» **WHAT THE TASK REQUIRES**:
Reproduce the lines exactly, beginning with the line that has "Emit a LaTeX" and ending with the line that has "(121,203) -- (121,218);". Images are left out.

» **DATA FOR THE TASK**:

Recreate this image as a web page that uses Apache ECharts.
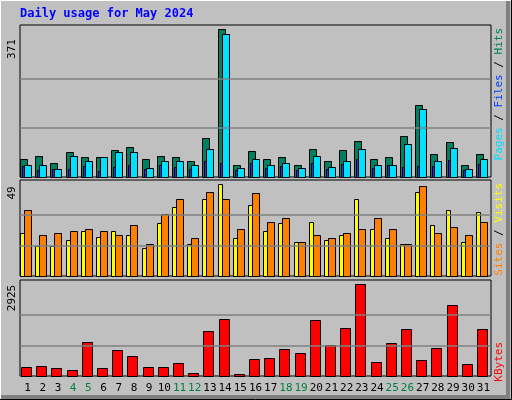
==
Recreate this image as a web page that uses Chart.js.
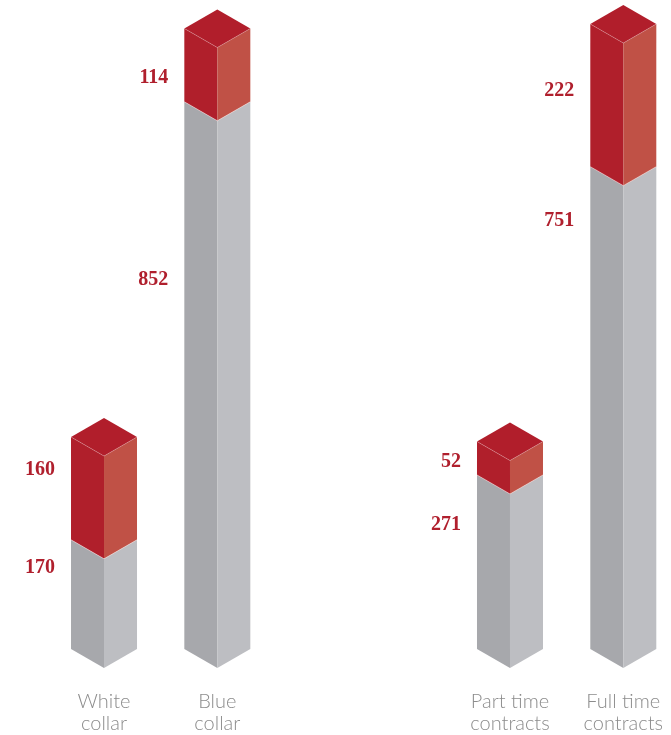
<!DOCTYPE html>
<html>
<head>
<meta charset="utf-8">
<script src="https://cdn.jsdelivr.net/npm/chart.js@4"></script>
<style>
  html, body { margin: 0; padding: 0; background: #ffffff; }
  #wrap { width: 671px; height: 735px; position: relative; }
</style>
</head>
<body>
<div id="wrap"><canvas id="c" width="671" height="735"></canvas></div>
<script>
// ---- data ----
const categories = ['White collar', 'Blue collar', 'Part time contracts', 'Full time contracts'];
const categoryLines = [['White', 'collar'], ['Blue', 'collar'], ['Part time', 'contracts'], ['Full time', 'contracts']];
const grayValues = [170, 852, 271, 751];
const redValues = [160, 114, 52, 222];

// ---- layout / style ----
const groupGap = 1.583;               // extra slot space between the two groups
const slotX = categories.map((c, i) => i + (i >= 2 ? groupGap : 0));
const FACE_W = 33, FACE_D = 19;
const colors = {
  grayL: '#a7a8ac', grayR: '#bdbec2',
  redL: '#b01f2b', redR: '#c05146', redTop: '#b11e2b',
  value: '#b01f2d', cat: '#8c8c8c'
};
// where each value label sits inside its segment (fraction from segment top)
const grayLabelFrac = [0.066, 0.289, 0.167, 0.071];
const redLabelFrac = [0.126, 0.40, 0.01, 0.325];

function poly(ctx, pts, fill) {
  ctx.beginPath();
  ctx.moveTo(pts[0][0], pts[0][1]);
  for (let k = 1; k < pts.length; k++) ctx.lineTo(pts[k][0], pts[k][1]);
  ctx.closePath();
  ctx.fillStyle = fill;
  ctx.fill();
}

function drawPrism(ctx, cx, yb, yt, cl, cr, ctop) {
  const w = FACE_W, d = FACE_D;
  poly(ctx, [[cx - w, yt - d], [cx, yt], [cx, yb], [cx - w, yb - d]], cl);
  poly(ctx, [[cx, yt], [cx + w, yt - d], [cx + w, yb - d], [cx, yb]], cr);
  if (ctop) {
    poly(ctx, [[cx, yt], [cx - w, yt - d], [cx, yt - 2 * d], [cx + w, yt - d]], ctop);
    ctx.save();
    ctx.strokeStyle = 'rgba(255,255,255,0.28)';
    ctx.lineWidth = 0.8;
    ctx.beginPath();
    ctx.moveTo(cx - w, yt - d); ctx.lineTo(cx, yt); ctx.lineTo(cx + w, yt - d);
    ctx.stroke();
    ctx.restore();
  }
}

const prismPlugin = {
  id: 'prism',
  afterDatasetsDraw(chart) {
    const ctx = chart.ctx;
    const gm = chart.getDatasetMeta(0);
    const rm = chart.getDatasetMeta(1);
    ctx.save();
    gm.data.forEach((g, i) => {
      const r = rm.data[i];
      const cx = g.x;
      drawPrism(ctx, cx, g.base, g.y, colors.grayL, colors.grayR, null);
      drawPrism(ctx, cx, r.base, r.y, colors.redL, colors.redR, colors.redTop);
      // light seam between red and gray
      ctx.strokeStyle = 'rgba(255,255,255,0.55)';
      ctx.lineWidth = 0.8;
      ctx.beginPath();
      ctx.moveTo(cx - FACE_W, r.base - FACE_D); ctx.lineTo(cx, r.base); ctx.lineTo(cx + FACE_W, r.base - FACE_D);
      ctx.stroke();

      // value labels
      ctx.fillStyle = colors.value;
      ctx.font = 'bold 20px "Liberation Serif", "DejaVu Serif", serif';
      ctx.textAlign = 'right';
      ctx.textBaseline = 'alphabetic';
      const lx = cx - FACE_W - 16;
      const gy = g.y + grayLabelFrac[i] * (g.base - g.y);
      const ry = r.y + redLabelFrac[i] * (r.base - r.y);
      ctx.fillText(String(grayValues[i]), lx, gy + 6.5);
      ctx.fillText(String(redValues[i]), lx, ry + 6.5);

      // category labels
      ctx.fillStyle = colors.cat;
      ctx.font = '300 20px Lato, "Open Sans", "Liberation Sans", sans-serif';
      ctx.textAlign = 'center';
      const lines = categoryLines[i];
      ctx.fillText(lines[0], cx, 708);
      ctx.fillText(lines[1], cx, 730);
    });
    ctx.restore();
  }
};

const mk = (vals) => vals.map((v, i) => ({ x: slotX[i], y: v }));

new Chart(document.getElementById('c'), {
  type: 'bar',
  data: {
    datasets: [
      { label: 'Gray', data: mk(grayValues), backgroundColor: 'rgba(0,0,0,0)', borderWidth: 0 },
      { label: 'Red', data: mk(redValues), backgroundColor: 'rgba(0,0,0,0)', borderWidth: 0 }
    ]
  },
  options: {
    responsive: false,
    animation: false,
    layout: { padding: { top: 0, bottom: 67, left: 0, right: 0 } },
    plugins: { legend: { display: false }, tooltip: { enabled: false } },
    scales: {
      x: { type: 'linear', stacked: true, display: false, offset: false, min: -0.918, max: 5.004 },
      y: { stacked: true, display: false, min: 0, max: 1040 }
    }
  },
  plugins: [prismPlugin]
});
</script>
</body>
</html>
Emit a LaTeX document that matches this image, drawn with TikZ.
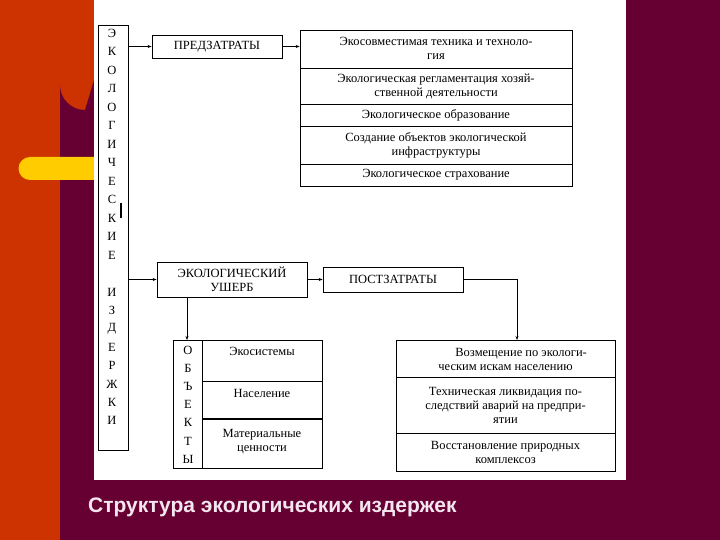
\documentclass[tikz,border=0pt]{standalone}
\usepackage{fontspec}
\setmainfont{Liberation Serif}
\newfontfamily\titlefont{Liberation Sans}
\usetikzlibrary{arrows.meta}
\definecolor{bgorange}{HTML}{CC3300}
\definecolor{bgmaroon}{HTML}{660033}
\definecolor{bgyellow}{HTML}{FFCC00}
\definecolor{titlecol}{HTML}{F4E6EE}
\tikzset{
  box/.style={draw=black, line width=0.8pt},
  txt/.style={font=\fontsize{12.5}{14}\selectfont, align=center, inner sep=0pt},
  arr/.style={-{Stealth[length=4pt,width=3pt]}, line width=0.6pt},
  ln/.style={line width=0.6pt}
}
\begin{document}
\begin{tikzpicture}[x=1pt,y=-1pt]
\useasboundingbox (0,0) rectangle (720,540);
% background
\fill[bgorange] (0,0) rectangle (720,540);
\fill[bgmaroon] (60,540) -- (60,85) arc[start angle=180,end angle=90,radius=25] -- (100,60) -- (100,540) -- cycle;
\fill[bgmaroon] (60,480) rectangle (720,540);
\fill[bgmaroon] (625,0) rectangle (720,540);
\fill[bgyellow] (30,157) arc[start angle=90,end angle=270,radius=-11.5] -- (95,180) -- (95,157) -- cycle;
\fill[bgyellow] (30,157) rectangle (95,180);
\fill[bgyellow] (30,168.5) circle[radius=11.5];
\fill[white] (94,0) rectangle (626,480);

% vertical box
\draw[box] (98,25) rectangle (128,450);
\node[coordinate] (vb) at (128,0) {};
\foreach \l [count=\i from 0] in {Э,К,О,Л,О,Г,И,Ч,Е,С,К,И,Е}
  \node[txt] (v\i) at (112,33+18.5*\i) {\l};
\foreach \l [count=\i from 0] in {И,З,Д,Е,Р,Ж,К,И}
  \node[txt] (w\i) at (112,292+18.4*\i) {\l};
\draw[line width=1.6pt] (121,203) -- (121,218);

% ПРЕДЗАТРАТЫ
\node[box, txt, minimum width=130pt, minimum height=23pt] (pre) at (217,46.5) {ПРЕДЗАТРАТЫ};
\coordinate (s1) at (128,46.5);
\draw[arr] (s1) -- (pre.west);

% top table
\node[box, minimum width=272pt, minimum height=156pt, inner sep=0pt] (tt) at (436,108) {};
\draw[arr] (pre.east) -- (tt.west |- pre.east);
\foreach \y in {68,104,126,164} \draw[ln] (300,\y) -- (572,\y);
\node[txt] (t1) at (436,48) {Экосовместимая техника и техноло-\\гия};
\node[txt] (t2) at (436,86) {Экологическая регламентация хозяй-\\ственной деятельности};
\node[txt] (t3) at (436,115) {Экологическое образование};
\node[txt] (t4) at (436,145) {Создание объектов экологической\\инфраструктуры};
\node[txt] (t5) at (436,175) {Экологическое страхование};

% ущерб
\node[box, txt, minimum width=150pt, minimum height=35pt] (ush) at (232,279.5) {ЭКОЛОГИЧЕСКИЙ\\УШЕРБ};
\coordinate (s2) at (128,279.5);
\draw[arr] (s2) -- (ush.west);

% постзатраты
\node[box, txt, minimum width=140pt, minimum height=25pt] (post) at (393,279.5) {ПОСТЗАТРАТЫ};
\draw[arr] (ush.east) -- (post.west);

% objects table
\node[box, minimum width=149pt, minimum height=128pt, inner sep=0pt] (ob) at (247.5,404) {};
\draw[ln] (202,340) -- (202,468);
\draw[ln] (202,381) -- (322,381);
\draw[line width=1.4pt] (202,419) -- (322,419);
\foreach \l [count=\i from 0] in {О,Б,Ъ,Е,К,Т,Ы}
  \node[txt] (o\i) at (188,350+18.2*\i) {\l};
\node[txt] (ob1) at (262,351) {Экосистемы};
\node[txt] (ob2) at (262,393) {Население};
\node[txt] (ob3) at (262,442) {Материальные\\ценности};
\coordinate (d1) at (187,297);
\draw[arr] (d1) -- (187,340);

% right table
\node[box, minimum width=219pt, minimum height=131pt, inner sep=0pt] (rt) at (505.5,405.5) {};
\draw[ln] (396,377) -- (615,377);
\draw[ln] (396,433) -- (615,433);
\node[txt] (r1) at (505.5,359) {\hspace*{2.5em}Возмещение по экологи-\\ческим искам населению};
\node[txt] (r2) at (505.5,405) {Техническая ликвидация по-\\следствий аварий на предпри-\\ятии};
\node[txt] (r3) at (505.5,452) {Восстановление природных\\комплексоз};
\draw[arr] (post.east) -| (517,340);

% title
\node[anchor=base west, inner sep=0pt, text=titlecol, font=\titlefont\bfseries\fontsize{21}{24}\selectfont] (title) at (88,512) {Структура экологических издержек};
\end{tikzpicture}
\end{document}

» **OUTPUT**:
Emit a LaTeX document that matches this image, drawn with TikZ.
\documentclass[tikz,border=0pt]{standalone}
\usepackage{fontspec}
\setmainfont{Liberation Serif}
\newfontfamily\titlefont{Liberation Sans}
\usetikzlibrary{arrows.meta}
\definecolor{bgorange}{HTML}{CC3300}
\definecolor{bgmaroon}{HTML}{660033}
\definecolor{bgyellow}{HTML}{FFCC00}
\definecolor{titlecol}{HTML}{F4E6EE}
\tikzset{
  box/.style={draw=black, line width=0.8pt},
  txt/.style={font=\fontsize{12.5}{14}\selectfont, align=center, inner sep=0pt},
  arr/.style={-{Stealth[length=4pt,width=3pt]}, line width=0.6pt},
  ln/.style={line width=0.6pt}
}
\begin{document}
\begin{tikzpicture}[x=1pt,y=-1pt]
\useasboundingbox (0,0) rectangle (720,540);
% background
\fill[bgorange] (0,0) rectangle (720,540);
\fill[bgmaroon] (60,540) -- (60,85) arc[start angle=180,end angle=90,radius=25] -- (100,60) -- (100,540) -- cycle;
\fill[bgmaroon] (60,480) rectangle (720,540);
\fill[bgmaroon] (625,0) rectangle (720,540);
\fill[bgyellow] (30,157) arc[start angle=90,end angle=270,radius=-11.5] -- (95,180) -- (95,157) -- cycle;
\fill[bgyellow] (30,157) rectangle (95,180);
\fill[bgyellow] (30,168.5) circle[radius=11.5];
\fill[white] (94,0) rectangle (626,480);

% vertical box
\draw[box] (98,25) rectangle (128,450);
\node[coordinate] (vb) at (128,0) {};
\foreach \l [count=\i from 0] in {Э,К,О,Л,О,Г,И,Ч,Е,С,К,И,Е}
  \node[txt] (v\i) at (112,33+18.5*\i) {\l};
\foreach \l [count=\i from 0] in {И,З,Д,Е,Р,Ж,К,И}
  \node[txt] (w\i) at (112,292+18.4*\i) {\l};
\draw[line width=1.6pt] (121,203) -- (121,218);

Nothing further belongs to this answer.